** Start of Data lines **
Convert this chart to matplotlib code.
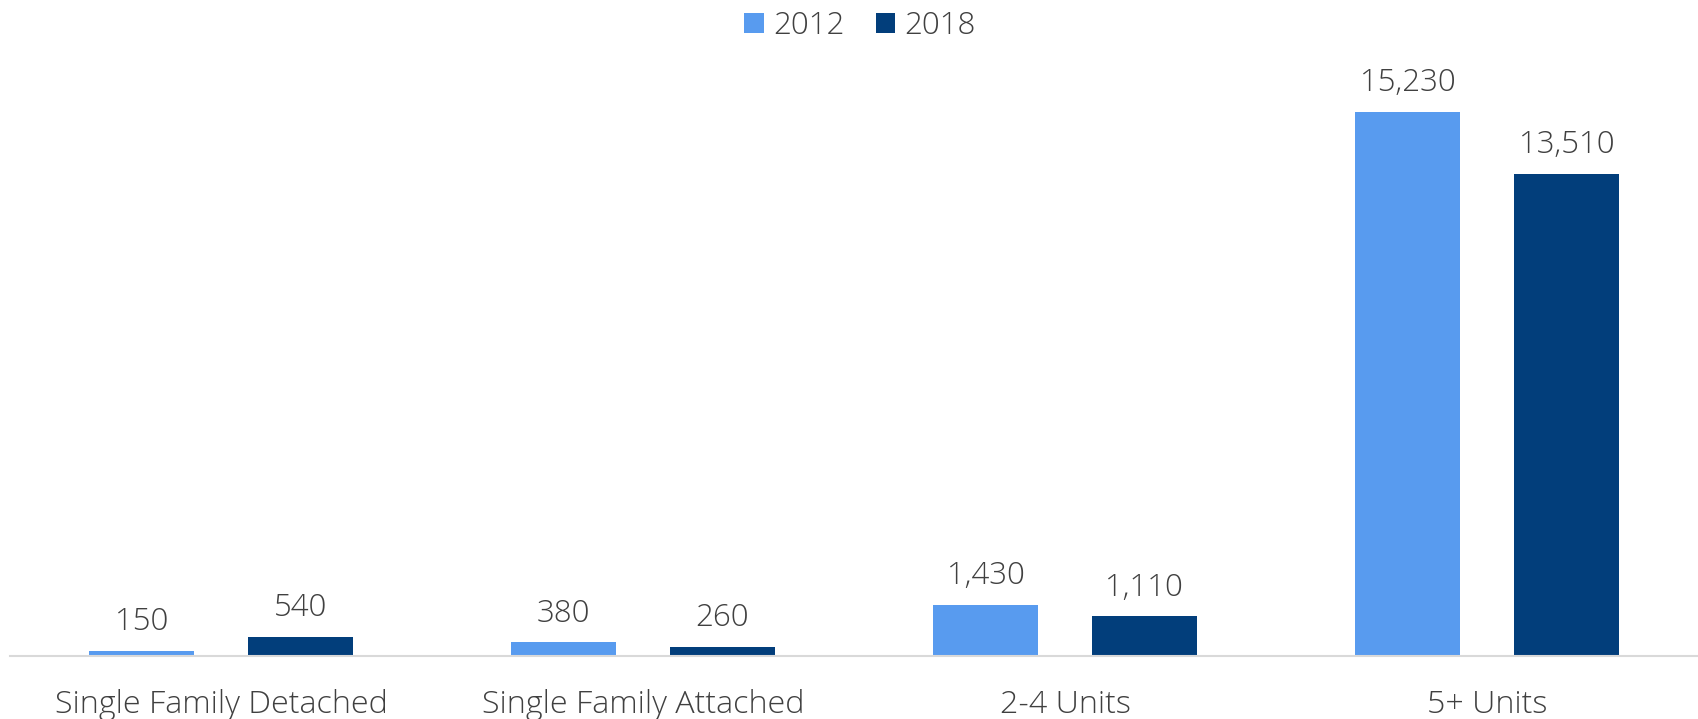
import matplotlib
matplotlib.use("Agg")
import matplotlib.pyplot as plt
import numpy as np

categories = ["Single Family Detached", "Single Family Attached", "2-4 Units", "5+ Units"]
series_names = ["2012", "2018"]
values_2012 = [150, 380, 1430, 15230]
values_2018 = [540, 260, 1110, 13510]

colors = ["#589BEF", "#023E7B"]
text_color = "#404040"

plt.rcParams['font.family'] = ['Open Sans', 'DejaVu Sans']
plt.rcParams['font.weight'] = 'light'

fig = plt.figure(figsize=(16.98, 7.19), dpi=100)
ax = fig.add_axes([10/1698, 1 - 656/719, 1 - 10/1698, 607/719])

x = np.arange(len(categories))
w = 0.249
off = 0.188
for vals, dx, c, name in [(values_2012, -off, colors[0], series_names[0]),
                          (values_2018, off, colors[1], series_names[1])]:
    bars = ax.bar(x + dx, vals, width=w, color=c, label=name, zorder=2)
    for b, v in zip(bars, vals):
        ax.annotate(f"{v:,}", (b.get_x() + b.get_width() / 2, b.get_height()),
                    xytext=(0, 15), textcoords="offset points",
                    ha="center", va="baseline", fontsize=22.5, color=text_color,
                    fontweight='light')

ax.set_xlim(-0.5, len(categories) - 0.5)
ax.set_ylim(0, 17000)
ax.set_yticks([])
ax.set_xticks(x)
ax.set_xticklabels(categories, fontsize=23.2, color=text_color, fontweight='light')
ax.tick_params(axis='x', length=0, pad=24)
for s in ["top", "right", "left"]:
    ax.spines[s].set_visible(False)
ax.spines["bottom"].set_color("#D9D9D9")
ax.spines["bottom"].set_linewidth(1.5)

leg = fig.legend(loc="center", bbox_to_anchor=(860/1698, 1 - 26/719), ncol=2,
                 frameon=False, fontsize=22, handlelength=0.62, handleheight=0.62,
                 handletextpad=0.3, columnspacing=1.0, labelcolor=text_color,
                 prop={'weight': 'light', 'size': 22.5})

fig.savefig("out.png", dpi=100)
** End of Data lines **
• Stated goal: Reproduce the material above in full and without alteration, but skip all pictures.

• Solution to this exercise:
Convert this chart to matplotlib code.
import matplotlib
matplotlib.use("Agg")
import matplotlib.pyplot as plt
import numpy as np

categories = ["Single Family Detached", "Single Family Attached", "2-4 Units", "5+ Units"]
series_names = ["2012", "2018"]
values_2012 = [150, 380, 1430, 15230]
values_2018 = [540, 260, 1110, 13510]

colors = ["#589BEF", "#023E7B"]
text_color = "#404040"

plt.rcParams['font.family'] = ['Open Sans', 'DejaVu Sans']
plt.rcParams['font.weight'] = 'light'

fig = plt.figure(figsize=(16.98, 7.19), dpi=100)
ax = fig.add_axes([10/1698, 1 - 656/719, 1 - 10/1698, 607/719])

x = np.arange(len(categories))
w = 0.249
off = 0.188
for vals, dx, c, name in [(values_2012, -off, colors[0], series_names[0]),
                          (values_2018, off, colors[1], series_names[1])]:
    bars = ax.bar(x + dx, vals, width=w, color=c, label=name, zorder=2)
    for b, v in zip(bars, vals):
        ax.annotate(f"{v:,}", (b.get_x() + b.get_width() / 2, b.get_height()),
                    xytext=(0, 15), textcoords="offset points",
                    ha="center", va="baseline", fontsize=22.5, color=text_color,
                    fontweight='light')

ax.set_xlim(-0.5, len(categories) - 0.5)
ax.set_ylim(0, 17000)
ax.set_yticks([])
ax.set_xticks(x)
ax.set_xticklabels(categories, fontsize=23.2, color=text_color, fontweight='light')
ax.tick_params(axis='x', length=0, pad=24)
for s in ["top", "right", "left"]:
    ax.spines[s].set_visible(False)
ax.spines["bottom"].set_color("#D9D9D9")
ax.spines["bottom"].set_linewidth(1.5)

leg = fig.legend(loc="center", bbox_to_anchor=(860/1698, 1 - 26/719), ncol=2,
                 frameon=False, fontsize=22, handlelength=0.62, handleheight=0.62,
                 handletextpad=0.3, columnspacing=1.0, labelcolor=text_color,
                 prop={'weight': 'light', 'size': 22.5})

fig.savefig("out.png", dpi=100)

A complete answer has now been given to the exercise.